STATE DEPARTMENT ANNOUNCES DIGITAL VISA AUTHORIZATION PROGRAM
The DOS has announced that it is developing the capability to issue a digital visa authorization (DVA) instead of the traditional visa printed and placed in applicants’ passports. The DVA is being introduced on a limited basis initially at the U.S. Embassy in Dublin, Ireland. The embassy is conducting a limited DVA proof of concept or pilot program with a small number of K-1 (fiancé(e)) visas. If successful, the DVA may be extended to other visa classes and additional posts in the future.
The DOS explained that K-1 visas were selected for the proof of concept, as they are single-entry (single use) visas and will only be issued to travelers who plan to travel directly to the United States from Dublin. Dublin was selected for the initial DVA trial due to the historically strong partnership with the Irish government, the consular section at the embassy there, the presence of U.S. Customs and Border Protection (CBP) pre-clearance procedures at Dublin Airport, and the participation of airlines flying out of Dublin directly to the United States who are already enrolled in CBP’s Document Validation program.
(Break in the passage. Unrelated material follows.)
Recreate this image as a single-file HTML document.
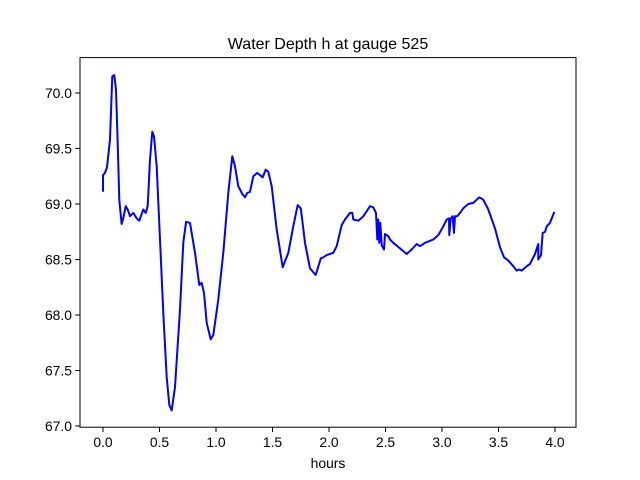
<!DOCTYPE html>
<html><head><meta charset="utf-8">
<style>
html,body{margin:0;padding:0;background:#fff;}
svg{display:block;font-family:"Liberation Sans","DejaVu Sans",sans-serif;}
</style></head>
<body>
<svg id="chart" width="640" height="480" viewBox="0 0 640 480" xmlns="http://www.w3.org/2000/svg">
<rect x="0" y="0" width="640" height="480" fill="#fff"/>
<text x="328" y="49" font-size="16" text-anchor="middle" fill="#000">Water Depth h at gauge 525</text>
<g id="xticks"></g>
<g id="yticks"></g>
<path id="series" fill="none" stroke="#0000ff" stroke-width="2" stroke-linejoin="round"/>
<rect x="80" y="57.6" width="496" height="369.6" fill="none" stroke="#000" stroke-width="1"/>
<text x="328" y="468" font-size="13.9" text-anchor="middle" fill="#000">hours</text>
</svg>
<script>
const hours=[0.0,0.0,0.018,0.035,0.062,0.082,0.100,0.115,0.130,0.144,0.165,0.177,0.201,0.219,0.239,0.268,0.298,0.321,0.357,0.378,0.396,0.416,0.436,0.451,0.475,0.504,0.534,0.564,0.587,0.608,0.637,0.681,0.711,0.735,0.770,0.814,0.852,0.873,0.894,0.918,0.953,0.976,1.020,1.065,1.109,1.144,1.168,1.197,1.233,1.257,1.277,1.301,1.330,1.365,1.389,1.413,1.440,1.463,1.493,1.537,1.590,1.640,1.684,1.723,1.750,1.788,1.832,1.882,1.927,1.950,1.980,2.009,2.038,2.068,2.112,2.142,2.186,2.206,2.215,2.259,2.304,2.363,2.392,2.416,2.427,2.436,2.445,2.454,2.466,2.487,2.496,2.525,2.540,2.569,2.628,2.688,2.732,2.776,2.805,2.850,2.923,2.967,3.012,3.042,3.062,3.065,3.077,3.095,3.106,3.115,3.135,3.159,3.188,3.233,3.277,3.330,3.365,3.410,3.469,3.513,3.549,3.587,3.631,3.661,3.684,3.705,3.750,3.779,3.823,3.852,3.852,3.876,3.891,3.912,3.927,3.956,3.994];
const depth=[69.11,69.26,69.28,69.33,69.58,70.15,70.16,70.03,69.55,69.04,68.82,68.86,68.98,68.95,68.89,68.92,68.87,68.85,68.95,68.92,68.98,69.40,69.65,69.61,69.34,68.68,68.02,67.44,67.19,67.14,67.35,68.05,68.65,68.84,68.83,68.56,68.27,68.29,68.20,67.93,67.78,67.82,68.14,68.56,69.10,69.43,69.34,69.16,69.09,69.06,69.10,69.11,69.25,69.28,69.26,69.24,69.31,69.29,69.16,68.77,68.43,68.56,68.80,68.99,68.96,68.65,68.42,68.36,68.51,68.52,68.54,68.55,68.56,68.62,68.81,68.86,68.92,68.92,68.86,68.85,68.89,68.98,68.97,68.92,68.68,68.86,68.65,68.83,68.63,68.59,68.73,68.71,68.68,68.65,68.60,68.55,68.59,68.64,68.62,68.65,68.68,68.72,68.80,68.86,68.87,68.72,68.87,68.89,68.74,68.89,68.89,68.92,68.96,69.00,69.01,69.06,69.04,68.95,68.78,68.61,68.52,68.49,68.44,68.40,68.41,68.40,68.44,68.46,68.55,68.64,68.50,68.54,68.74,68.75,68.80,68.83,68.93];
const xTickValues=[0,0.5,1,1.5,2,2.5,3,3.5,4];
const xTickLabels=["0.0","0.5","1.0","1.5","2.0","2.5","3.0","3.5","4.0"];
const yTickValues=[67,67.5,68,68.5,69,69.5,70];
const yTickLabels=["67.0","67.5","68.0","68.5","69.0","69.5","70.0"];

function xs(h){return 103+113*h;}
function ys(d){return 93+(70-d)*111;}
const NS="http://www.w3.org/2000/svg";
const xg=document.getElementById('xticks'), yg=document.getElementById('yticks');
xTickValues.forEach((v,i)=>{
  const l=document.createElementNS(NS,'line');
  l.setAttribute('x1',xs(v));l.setAttribute('x2',xs(v));l.setAttribute('y1',427.2);l.setAttribute('y2',432);
  l.setAttribute('stroke','#000');
  
  
  xg.appendChild(l);
  const t=document.createElementNS(NS,'text');
  t.setAttribute('x',xs(v));t.setAttribute('y',447);t.setAttribute('font-size','13.9');t.setAttribute('text-anchor','middle');
  t.textContent=xTickLabels[i];
  
  
  xg.appendChild(t);
});
yTickValues.forEach((v,i)=>{
  const l=document.createElementNS(NS,'line');
  l.setAttribute('x1',75.2);l.setAttribute('x2',80);l.setAttribute('y1',ys(v));l.setAttribute('y2',ys(v));
  l.setAttribute('stroke','#000');
  
  
  yg.appendChild(l);
  const t=document.createElementNS(NS,'text');
  t.setAttribute('x',72);t.setAttribute('y',ys(v)+5);t.setAttribute('font-size','13.9');t.setAttribute('text-anchor','end');
  t.textContent=yTickLabels[i];
  
  
  yg.appendChild(t);
});
let d='';
hours.forEach((h,i)=>{d+=(i?'L':'M')+xs(h).toFixed(1)+' '+ys(depth[i]).toFixed(1);});
document.getElementById('series').setAttribute('d',d);
</script>
</body></html>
More information about the DVA program will be contained in future Business Immigration Monthly Updates when they become available.
2023 DIVERSITY VISA PROGRAM UPDATE
The DOS announced that, as of September 7, 2023, it has issued all available Diversity Visas for the 2023 Diversity Visa (DV) Program.
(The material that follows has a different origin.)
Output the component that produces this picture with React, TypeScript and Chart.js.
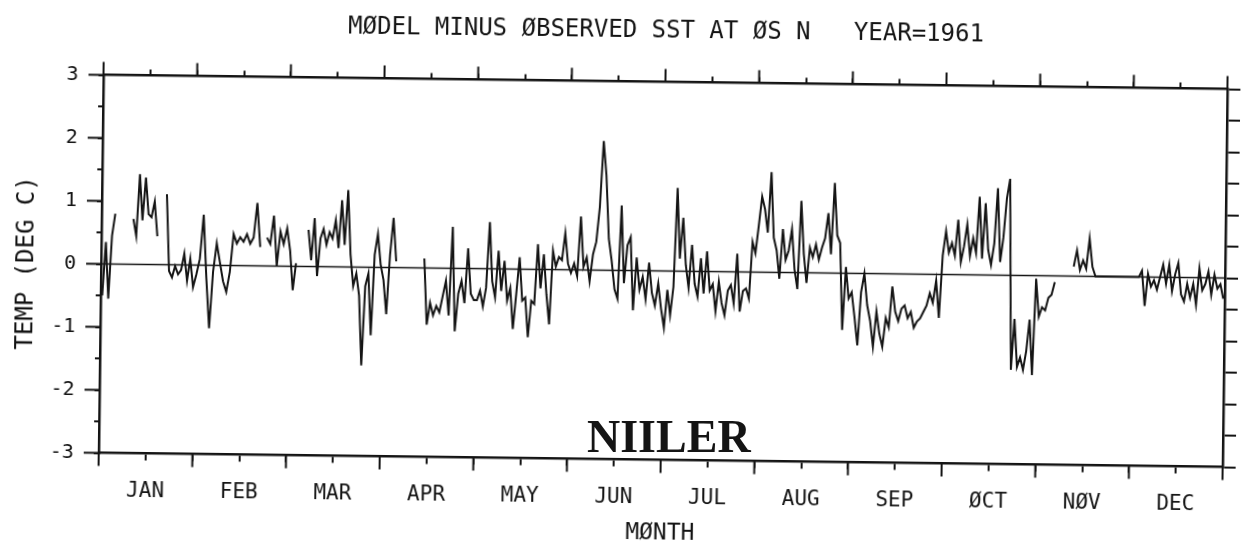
import React, { useEffect, useRef } from "react";
import { Chart, registerables } from "chart.js";

Chart.register(...registerables);

// ---------- data (daily values, deg C; null = no data) ----------
const MONTH_LABELS = ["JAN", "FEB", "MAR", "APR", "MAY", "JUN", "JUL", "AUG", "SEP", "ØCT", "NØV", "DEC"];

const JAN = [-0.5, 0.35, -0.55, 0.45, 0.8, null, null, null, null, null, 0.72, 0.45, 1.43, 0.7, 1.38, 0.8, 0.75, 1.0, 0.45, null, null, 1.12, -0.1, -0.2, -0.02, -0.15, -0.08, 0.18, -0.25, 0.1, -0.35];
const FEB = [-0.15, 0.1, 0.8, -0.2, -1.0, -0.1, 0.35, 0.05, -0.25, -0.42, -0.1, 0.5, 0.35, 0.45, 0.38, 0.5, 0.35, 0.45, 1.0, 0.3, null, 0.45, 0.35, 0.8, 0.0, 0.55, 0.35, 0.6];
const MAR = [0.25, -0.38, 0.05, null, null, null, 0.58, 0.1, 0.77, -0.15, 0.45, 0.6, 0.35, 0.55, 0.45, 0.74, 0.3, 1.06, 0.35, 1.22, 0.2, -0.3, -0.1, -0.45, -1.56, -0.3, -0.1, -1.08, 0.2, 0.53, 0.05];
const APR = [-0.2, -0.74, 0.2, 0.79, 0.1, null, null, null, null, null, null, null, null, 0.15, -0.9, -0.55, -0.75, -0.6, -0.7, -0.45, -0.2, -0.75, 0.66, -1.0, -0.4, -0.2, -0.55, 0.32, -0.4, -0.5];
const MAY = [-0.5, -0.35, -0.6, -0.3, 0.74, -0.2, -0.45, 0.29, -0.35, 0.13, -0.5, -0.3, -0.95, -0.4, 0.19, -0.5, -0.45, -1.08, -0.5, -0.55, 0.4, -0.3, 0.24, -0.4, -0.87, 0.3, 0.05, 0.2, 0.15, 0.58, 0.1];
const JUN = [-0.05, 0.1, -0.1, 0.85, 0.05, 0.2, -0.18, 0.25, 0.45, 1.0, 2.05, 1.5, 0.5, 0.15, -0.3, -0.45, 1.03, -0.2, 0.4, 0.53, -0.63, 0.21, -0.3, -0.1, -0.45, 0.13, -0.35, -0.55, -0.2, -0.6];
const JUL = [-0.9, -0.3, -0.7, -0.25, 1.32, 0.2, 0.85, 0.1, -0.26, 0.42, -0.2, -0.4, 0.21, -0.35, 0.32, -0.3, -0.2, -0.63, -0.16, -0.5, -0.69, -0.3, -0.21, -0.5, 0.29, -0.63, -0.3, -0.26, -0.42, 0.48, 0.3];
const AUG = [0.74, 1.2, 1.0, 0.63, 1.59, 0.55, 0.35, -0.1, 0.69, 0.2, 0.35, 0.69, 0.05, -0.26, 1.14, 0.3, -0.16, 0.4, 0.25, 0.45, 0.21, 0.4, 0.55, 0.95, 0.3, 1.43, 0.6, 0.48, -0.9, 0.1, -0.4];
const SEP = [-0.3, -0.7, -1.14, -0.3, 0.0, -0.5, -0.75, -1.16, -0.6, -0.95, -1.16, -0.7, -0.85, -0.2, -0.6, -0.75, -0.55, -0.5, -0.7, -0.6, -0.85, -0.75, -0.7, -0.6, -0.5, -0.3, -0.45, -0.1, -0.69, 0.3];
const OCT = [0.69, 0.35, 0.5, 0.3, 0.87, 0.2, 0.45, 0.8, 0.3, 0.58, 0.35, 1.24, 0.26, 1.14, 0.4, 0.16, 0.5, 1.38, 0.21, 0.6, 1.22, 1.53, -1.5, -0.69, -1.45, -1.3, -1.5, -1.2, -0.7, -1.58, -0.05];
const NOV = [-0.65, -0.5, -0.55, -0.35, -0.3, -0.1, null, null, null, null, null, 0.15, 0.41, 0.1, 0.25, 0.12, 0.6, 0.15, 0, 0, 0, 0, 0, 0, 0, 0, 0, 0, 0, 0];
const DEC = [0, 0, 0, 0.1, -0.46, 0.05, -0.15, -0.05, -0.2, 0.0, 0.2, -0.1, 0.2, -0.22, 0.05, 0.23, -0.27, -0.38, -0.1, -0.32, -0.1, -0.43, 0.15, -0.2, -0.1, 0.1, -0.27, 0.05, -0.17, -0.1, -0.33];

const MONTH_VALUES = [JAN, FEB, MAR, APR, MAY, JUN, JUL, AUG, SEP, OCT, NOV, DEC];

// axis ticks: month boundaries and mid-months (labels at mid-months)
const X_TICKS = [0, 0.5, 1, 1.5, 2, 2.5, 3, 3.5, 4, 4.5, 5, 5.5, 6, 6.5, 7, 7.5, 8, 8.5, 9, 9.5, 10, 10.5, 11, 11.5, 12];
const MONTH_BOUNDS = [0, 1, 2, 3, 4, 5, 6, 7, 8, 9, 10, 11, 12];
const Y_MAJOR = [-3, -2, -1, 0, 1, 2, 3];

const TITLE = "MØDEL MINUS ØBSERVED SST AT ØS N   YEAR=1961";
const X_TITLE = "MØNTH";
const Y_TITLE = "TEMP (DEG C)";
const STAMP = "NIILER";

const INK = "#141414";
const FONT = "'DejaVu Sans Mono', monospace";

const W = 1235;
const H = 537;

const frameTicks = {
  id: "frameTicks",
  afterDraw(chart: any) {
    const { ctx, chartArea: a } = chart;
    const x = chart.scales.x;
    const y = chart.scales.y;
    ctx.save();
    ctx.strokeStyle = INK;
    ctx.lineWidth = 2;
    ctx.beginPath();
    for (const m of MONTH_BOUNDS) {
      const px = x.getPixelForValue(m);
      ctx.moveTo(px, a.bottom);
      ctx.lineTo(px, a.bottom + 13);
      ctx.moveTo(px, a.top);
      ctx.lineTo(px, a.top - 13);
    }
    for (const v of Y_MAJOR) {
      const py = y.getPixelForValue(v);
      ctx.moveTo(a.left, py);
      ctx.lineTo(a.left - 15, py);
    }
    ctx.stroke();
    ctx.restore();
  },
};

export default function App() {
  const ref = useRef<HTMLCanvasElement>(null);

  useEffect(() => {
    document.documentElement.style.overflow = "hidden";
    const series = MONTH_VALUES.flatMap((vals, m) =>
      vals.map((v, i) => ({ x: m + (i + 0.5) / vals.length, y: v }))
    );
    const setXTicks = (s: any) => {
      s.ticks = X_TICKS.map((v) => ({ value: v }));
    };
    const gridBase = {
      drawOnChartArea: false,
      color: INK,
      tickColor: INK,
      tickWidth: 2,
      lineWidth: 2,
    };
    const border = { display: true, color: INK, width: 2.5 };

    const chart = new Chart(ref.current as HTMLCanvasElement, {
      type: "line",
      data: {
        datasets: [
          {
            data: series as any,
            borderColor: INK,
            borderWidth: 2,
            pointRadius: 0,
            tension: 0,
            spanGaps: false,
          },
          {
            data: [
              { x: 0, y: 0 },
              { x: 12, y: 0 },
            ] as any,
            borderColor: INK,
            borderWidth: 1.3,
            pointRadius: 0,
          },
        ],
      },
      options: {
        responsive: false,
        maintainAspectRatio: false,
        animation: false,
        devicePixelRatio: 1,
        layout: { padding: 0 },
        plugins: {
          legend: { display: false },
          tooltip: { enabled: false },
          title: { display: false },
        },
        scales: {
          x: {
            type: "linear",
            position: "bottom",
            min: 0,
            max: 12,
            afterBuildTicks: setXTicks,
            afterFit: (s: any) => {
              s.height = 85.5;
            },
            grid: { ...gridBase, tickLength: 7 },
            border,
            ticks: {
              autoSkip: false,
              maxRotation: 0,
              padding: 18,
              color: INK,
              font: { family: FONT, size: 21 },
              callback: (v: any) =>
                Number.isInteger(v) ? "" : MONTH_LABELS[Math.floor(v)],
            },
            title: {
              display: true,
              text: X_TITLE,
              color: INK,
              font: { family: FONT, size: 23, lineHeight: 1 },
              padding: { top: 0, bottom: 0 },
            },
          },
          x2: {
            type: "linear",
            position: "top",
            min: 0,
            max: 12,
            afterBuildTicks: setXTicks,
            afterFit: (s: any) => {
              s.height = 73.5;
            },
            grid: { ...gridBase, tickLength: 6 },
            border,
            ticks: { display: false },
            title: {
              display: true,
              text: TITLE,
              color: INK,
              font: { family: FONT, size: 24 },
              padding: { top: 8.5, bottom: 0 },
            },
          },
          y: {
            type: "linear",
            position: "left",
            min: -3,
            max: 3,
            afterFit: (s: any) => {
              s.width = 93;
            },
            grid: { ...gridBase, tickLength: 5 },
            border,
            ticks: {
              stepSize: 0.5,
              padding: 20,
              color: INK,
              font: { family: FONT, size: 20 },
              callback: (v: any) => (Number.isInteger(v) ? String(v) : ""),
            },
            title: {
              display: true,
              text: Y_TITLE,
              color: INK,
              font: { family: FONT, size: 24 },
              padding: { top: 4, bottom: 0 },
            },
          },
          y2: {
            type: "linear",
            position: "right",
            min: -3,
            max: 3,
            afterFit: (s: any) => {
              s.width = 11.5;
            },
            grid: { ...gridBase, tickLength: 13 },
            border,
            ticks: { stepSize: 0.5, display: false },
          },
        },
      } as any,
      plugins: [frameTicks],
    });
    return () => chart.destroy();
  }, []);

  return (
    <div style={{ position: "relative", width: W, height: H }}>
      <div
        style={{
          position: "absolute",
          left: 0,
          top: 0,
          width: W,
          height: H,
          transform: "rotate(0.72deg)",
        }}
      >
        <canvas
          ref={ref}
          width={W}
          height={H}
          style={{ display: "block", width: W, height: H }}
        />
      </div>
      <div
        style={{
          position: "absolute",
          left: 579,
          top: 406,
          fontFamily: "'Liberation Serif', serif",
          fontWeight: "bold",
          fontSize: 46,
          lineHeight: 1,
          color: INK,
          whiteSpace: "nowrap",
        }}
      >
        {STAMP}
      </div>
    </div>
  );
}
The DOS makes 55,000 "green cards" available annually to persons from countries with low rates of immigration to the United States. Applicants for Diversity Visas are chosen by a computer-generated random lottery drawing. Selection does not guarantee that an applicant will receive a visa interview or a visa. Selection merely means the person may be eligible to participate in the DV program and may potentially apply for a visa, but it is not a guarantee.
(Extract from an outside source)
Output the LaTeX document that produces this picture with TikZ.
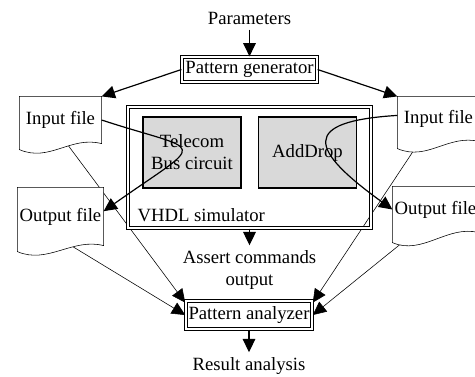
\documentclass[tikz,border=0pt]{standalone}
\usepackage{fontspec}
\setmainfont{Liberation Serif}
\usetikzlibrary{arrows.meta,backgrounds}

\begin{document}
\begin{tikzpicture}[>={Triangle[length=9.5pt,width=9pt]}, line width=0.85pt,
  font=\fontsize{13.3}{15.6}\selectfont,
  dbl/.style={draw, double, double distance=1.1pt, inner sep=0pt},
  unit/.style={draw, fill=black!15, align=center, minimum width=2.45cm, minimum height=1.775cm},
  file/.style={inner sep=0pt}]
\useasboundingbox (0,0) rectangle (11.875,-9.4);

\node (par) at (6.2375,-0.45) {Parameters};
\node[dbl, minimum width=3.375cm, minimum height=0.625cm] (gen) at (6.2375,-1.7375) {Pattern generator};
\node[dbl, minimum width=6.08cm, minimum height=3.03cm] (sim) at (6.2375,-4.1875) {};
\node[unit] (tb) at (4.8,-3.8125) {Telecom\\Bus circuit};
\node[unit] (ad) at (7.6875,-3.8125) {AddDrop};
\node[anchor=west, inner sep=0pt] (vs) at (3.425,-5.375) {VHDL simulator};
\node[align=center] (ac) at (6.2375,-6.75) {Assert commands\\output};
\node[dbl, minimum width=3.16cm, minimum height=0.71cm] (an) at (6.225,-7.875) {Pattern analyzer};
\node (res) at (6.225,-9.15) {Result analysis};

% files, outlines drawn on the background layer
\node[file, minimum width=2.025cm, minimum height=1.15cm] (inl) at (1.5125,-3.0) {Input file};
\node[file, minimum width=2.125cm, minimum height=1.425cm] (outl) at (1.5125,-5.4125) {Output file};
\node[file, minimum width=2.025cm, minimum height=1.1cm] (inr) at (10.9625,-2.975) {Input file};
\node[file, minimum width=2.125cm, minimum height=1.125cm] (outr) at (10.8875,-5.2375) {Output file};

\begin{scope}[on background layer]
\draw[->] (inl.-75) -- (an.169);
\draw[->] (outl.-70) -- (an.west);
\draw[->] (inr.-130) -- (an.11);
\draw[->] (outr.-132) -- (an.east);
\foreach \f/\d in {inl/0.15, outl/0.15, inr/0.175, outr/0.25}
  \draw[fill=white] ([yshift=-\d cm]\f.south west) -- (\f.north west) -- (\f.north east) -- (\f.south east)
    .. controls +(-0.775,0.2) and +(0.75,-0.325) .. ([yshift=-\d cm]\f.south west) -- cycle;
\end{scope}

\draw[->] (par) -- (gen);
\draw[->] (gen.west) -- (inl.north east);
\draw[->] (gen.east) -- (inr.north west);
\draw[->] (inl.east) .. controls +(2.6,-0.85) and +(2.625,1.85) .. (outl.7);
\draw[->] (inr.175) .. controls +(-2.45,-0.15) and +(-2.075,1.5) .. (outr.west);
\draw[->] (sim) -- (ac);
\draw[->] (an) -- (res);
\end{tikzpicture}
\end{document}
The Diversity Visa "green cards" are available only to citizens of countries with lower rates of immigration and no visas are available to citizens of countries sending more than 50,000 immigrants to the United States in the past five years. Within each region, no country may receive more than 7% of the available Diversity Visa "green cards" in any one year. Each year, the State Department publishes a list of the countries that are not eligible to participate in the program.
The 2025 Diversity Visa program entry period will open in early October of this year. Interested and eligible individuals are encouraged to apply.
USCIS Exempts Biometric Services for All Form I-539 Applicants
USCIS recently announced that it will be exempting the biometrics requirement for all Form I-539 Applications to Extend/Change Nonimmigrant Status beginning October 1, 2023. Additionally, the $85 biometric filing fee will no longer be required as part of the I-539 application.
The notice indicates that, in most cases, applications filed after October 1st will not be scheduled for a biometric services appointment. Applicants who filed before October 1st and who have received biometric services appointments are instructed to attend any scheduled appointments.
The fee exemption will apply to all applicants filing on or after October 1, including those applicants filing Form I-539 requesting an extension of stay in or change of status to H-4, L-2, or E nonimmigrant for whom USCIS had previously suspended the biometrics requirement through September 30, 2023. Filings mistakenly submitted with the fee, if combined with another form payment, will be rejected.